¡Ah, qué añoranza! Muhammad Alí fue dueño de los cuadriláteros durante los sesenta y los setenta, como Joe Louis se apropió de los cuarenta, y Rocky Marciano —invicto— de los cincuenta.
A alguna gente le cuesta conciliar el boxeo con la estética. Púgiles como Alí nos demuestran que se podía pelear hermosamente, con criterio de esteta, de bailarín, con un estilo (noción más artística que deportiva) inconfundible e inimitable. Una de las canciones que le fueron dedicadas (“Black Superman”) decía: “he flies like a butterfly but stings like a bee” (“vuela como una mariposa y pica como una abeja”). En efecto, bailaba y volaba alrededor de su rival, cambiando constantemente su perfil.
La víctima tenía que estar girando, clavada en el centro del ring, para poder darle la cara al escorpión que en un nanosegundo le clavaba su letal aguijón.

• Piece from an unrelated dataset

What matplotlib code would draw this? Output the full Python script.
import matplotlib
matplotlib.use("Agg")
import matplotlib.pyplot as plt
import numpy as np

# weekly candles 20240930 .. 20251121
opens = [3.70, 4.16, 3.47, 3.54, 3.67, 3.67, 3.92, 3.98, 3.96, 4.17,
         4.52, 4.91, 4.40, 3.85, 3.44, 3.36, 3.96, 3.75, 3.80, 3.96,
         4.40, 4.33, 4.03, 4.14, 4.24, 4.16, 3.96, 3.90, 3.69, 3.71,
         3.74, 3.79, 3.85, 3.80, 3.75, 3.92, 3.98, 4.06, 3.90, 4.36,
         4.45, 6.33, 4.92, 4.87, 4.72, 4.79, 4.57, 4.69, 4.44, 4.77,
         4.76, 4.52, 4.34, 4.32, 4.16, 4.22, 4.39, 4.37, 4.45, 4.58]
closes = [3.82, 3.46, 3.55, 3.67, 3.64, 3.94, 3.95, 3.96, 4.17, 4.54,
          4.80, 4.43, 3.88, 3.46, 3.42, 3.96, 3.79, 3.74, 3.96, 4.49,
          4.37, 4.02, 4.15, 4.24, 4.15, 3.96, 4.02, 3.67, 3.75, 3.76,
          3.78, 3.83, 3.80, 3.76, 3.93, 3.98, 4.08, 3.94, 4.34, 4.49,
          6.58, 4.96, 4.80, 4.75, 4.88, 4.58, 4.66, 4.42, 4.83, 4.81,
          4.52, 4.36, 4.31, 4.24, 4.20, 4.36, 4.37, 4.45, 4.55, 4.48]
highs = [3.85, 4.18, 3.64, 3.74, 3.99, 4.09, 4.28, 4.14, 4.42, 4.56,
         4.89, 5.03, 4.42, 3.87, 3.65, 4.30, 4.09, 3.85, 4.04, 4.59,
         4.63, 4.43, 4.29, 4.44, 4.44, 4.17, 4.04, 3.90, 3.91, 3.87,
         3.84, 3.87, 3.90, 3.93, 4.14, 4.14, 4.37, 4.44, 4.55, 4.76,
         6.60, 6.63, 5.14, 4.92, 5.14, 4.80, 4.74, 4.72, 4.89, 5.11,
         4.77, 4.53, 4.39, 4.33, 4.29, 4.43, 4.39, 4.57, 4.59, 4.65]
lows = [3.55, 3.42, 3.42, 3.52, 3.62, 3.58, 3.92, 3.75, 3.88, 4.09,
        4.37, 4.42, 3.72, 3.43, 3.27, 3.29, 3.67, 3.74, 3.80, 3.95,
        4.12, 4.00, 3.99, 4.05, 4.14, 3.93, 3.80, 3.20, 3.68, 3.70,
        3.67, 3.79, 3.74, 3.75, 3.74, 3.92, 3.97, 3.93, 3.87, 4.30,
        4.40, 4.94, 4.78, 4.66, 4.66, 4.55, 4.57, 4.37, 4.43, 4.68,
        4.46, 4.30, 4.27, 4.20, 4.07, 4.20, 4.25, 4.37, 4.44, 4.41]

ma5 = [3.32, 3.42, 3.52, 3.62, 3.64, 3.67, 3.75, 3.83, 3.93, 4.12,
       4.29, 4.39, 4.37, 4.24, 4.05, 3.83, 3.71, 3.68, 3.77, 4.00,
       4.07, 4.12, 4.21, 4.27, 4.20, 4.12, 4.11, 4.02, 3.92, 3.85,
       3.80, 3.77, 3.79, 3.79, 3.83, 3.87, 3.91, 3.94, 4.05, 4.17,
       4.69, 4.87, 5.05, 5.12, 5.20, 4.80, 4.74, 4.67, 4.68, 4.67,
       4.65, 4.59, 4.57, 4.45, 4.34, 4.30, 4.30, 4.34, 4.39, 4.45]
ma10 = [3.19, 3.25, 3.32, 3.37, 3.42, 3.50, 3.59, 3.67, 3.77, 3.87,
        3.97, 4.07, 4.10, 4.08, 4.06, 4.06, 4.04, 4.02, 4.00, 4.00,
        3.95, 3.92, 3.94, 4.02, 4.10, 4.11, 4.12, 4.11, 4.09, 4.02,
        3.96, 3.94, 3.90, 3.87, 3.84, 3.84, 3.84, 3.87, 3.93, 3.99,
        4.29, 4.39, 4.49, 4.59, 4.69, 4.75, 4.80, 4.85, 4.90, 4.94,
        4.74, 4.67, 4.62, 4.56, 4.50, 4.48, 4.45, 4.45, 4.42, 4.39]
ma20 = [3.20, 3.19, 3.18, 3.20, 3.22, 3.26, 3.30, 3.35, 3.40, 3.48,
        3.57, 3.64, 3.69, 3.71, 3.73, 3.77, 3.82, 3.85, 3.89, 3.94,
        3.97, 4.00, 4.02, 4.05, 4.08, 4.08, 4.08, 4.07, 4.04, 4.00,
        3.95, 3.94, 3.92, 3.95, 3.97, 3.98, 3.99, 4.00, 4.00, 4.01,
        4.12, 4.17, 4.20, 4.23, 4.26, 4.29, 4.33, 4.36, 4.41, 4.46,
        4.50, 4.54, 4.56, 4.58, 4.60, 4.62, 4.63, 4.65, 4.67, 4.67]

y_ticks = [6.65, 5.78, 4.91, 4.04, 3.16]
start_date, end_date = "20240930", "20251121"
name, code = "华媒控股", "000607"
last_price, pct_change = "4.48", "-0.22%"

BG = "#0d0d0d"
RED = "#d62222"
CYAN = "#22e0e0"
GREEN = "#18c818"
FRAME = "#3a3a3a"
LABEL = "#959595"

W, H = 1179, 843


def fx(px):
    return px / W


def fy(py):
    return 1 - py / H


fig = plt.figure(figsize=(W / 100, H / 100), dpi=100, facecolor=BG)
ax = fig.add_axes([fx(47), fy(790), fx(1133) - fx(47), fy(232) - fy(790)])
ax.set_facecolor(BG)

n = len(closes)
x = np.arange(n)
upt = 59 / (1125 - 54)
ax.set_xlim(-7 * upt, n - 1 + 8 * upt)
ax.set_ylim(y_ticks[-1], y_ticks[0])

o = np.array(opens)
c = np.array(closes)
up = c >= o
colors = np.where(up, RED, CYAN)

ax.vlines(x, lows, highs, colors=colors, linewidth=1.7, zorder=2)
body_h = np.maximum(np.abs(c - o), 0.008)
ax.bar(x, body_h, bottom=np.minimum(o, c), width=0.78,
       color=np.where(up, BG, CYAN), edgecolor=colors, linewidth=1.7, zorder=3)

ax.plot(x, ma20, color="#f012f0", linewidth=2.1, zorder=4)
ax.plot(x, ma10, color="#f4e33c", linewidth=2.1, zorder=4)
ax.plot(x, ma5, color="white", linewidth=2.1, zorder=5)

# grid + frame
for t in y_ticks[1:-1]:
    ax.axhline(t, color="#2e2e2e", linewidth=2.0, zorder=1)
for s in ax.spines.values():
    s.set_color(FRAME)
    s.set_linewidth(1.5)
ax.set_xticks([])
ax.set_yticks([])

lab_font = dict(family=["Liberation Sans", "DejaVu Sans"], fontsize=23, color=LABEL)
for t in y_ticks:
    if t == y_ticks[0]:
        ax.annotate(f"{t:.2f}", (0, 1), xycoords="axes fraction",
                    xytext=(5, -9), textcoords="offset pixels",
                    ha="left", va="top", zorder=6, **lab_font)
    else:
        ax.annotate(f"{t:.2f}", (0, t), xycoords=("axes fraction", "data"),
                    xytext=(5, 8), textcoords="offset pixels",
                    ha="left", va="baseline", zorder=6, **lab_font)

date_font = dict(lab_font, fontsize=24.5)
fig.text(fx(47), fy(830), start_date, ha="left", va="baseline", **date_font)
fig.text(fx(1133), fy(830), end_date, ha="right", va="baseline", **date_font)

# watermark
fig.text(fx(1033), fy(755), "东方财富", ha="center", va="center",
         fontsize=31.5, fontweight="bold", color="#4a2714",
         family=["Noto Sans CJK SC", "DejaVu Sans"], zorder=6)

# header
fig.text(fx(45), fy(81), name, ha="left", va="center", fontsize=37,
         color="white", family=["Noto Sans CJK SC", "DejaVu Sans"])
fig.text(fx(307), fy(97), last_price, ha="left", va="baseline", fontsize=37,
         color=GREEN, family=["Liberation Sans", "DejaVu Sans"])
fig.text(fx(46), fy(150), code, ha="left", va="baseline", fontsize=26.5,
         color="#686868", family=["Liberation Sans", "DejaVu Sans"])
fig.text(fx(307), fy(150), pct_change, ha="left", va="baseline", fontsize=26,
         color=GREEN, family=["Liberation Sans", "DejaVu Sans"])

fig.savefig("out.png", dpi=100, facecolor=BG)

La pegada de Alí no tenía la potencia de Tyson, pero era infinitamente más rápido. Iba minando, golpe a golpe, la resistencia de sus rivales: ganaba por una lenta acumulación de impactos, más que por un solo jab demoledor.
Se recostaba a los cordeles (el “rope a dope”): la elasticidad de las cuerdas absorbía los impactos, y de pronto, como un equipo contragolpista, sorprendía a su oponente con un aguacero de golpes.
Impecables aptitudes defensivas. Peleaba mejor cuando venían a buscarlo, que cuando él iba tras el rival. Su elástica cintura le permitía echar hacia atrás la espalda con pasmosa flexibilidad, y capearse los misiles de sus rivales. Peleaba con la inteligencia, no con los guantes. Era un estilista, suscitaba una admiración —repito— más estética que deportiva. Sugar Ray Leonard fue, en este aspecto, su discípulo.
Cuando murió, La Nación anunció: “El tiempo vence al más grande”. Sí, el tiempo… todos perderemos ese combate, no importa con cuánta gallardía lo libremos. Pero Alí es inmortal. Lo mejor, lo más bello y ennoblecedor que le ha sucedido al boxeo.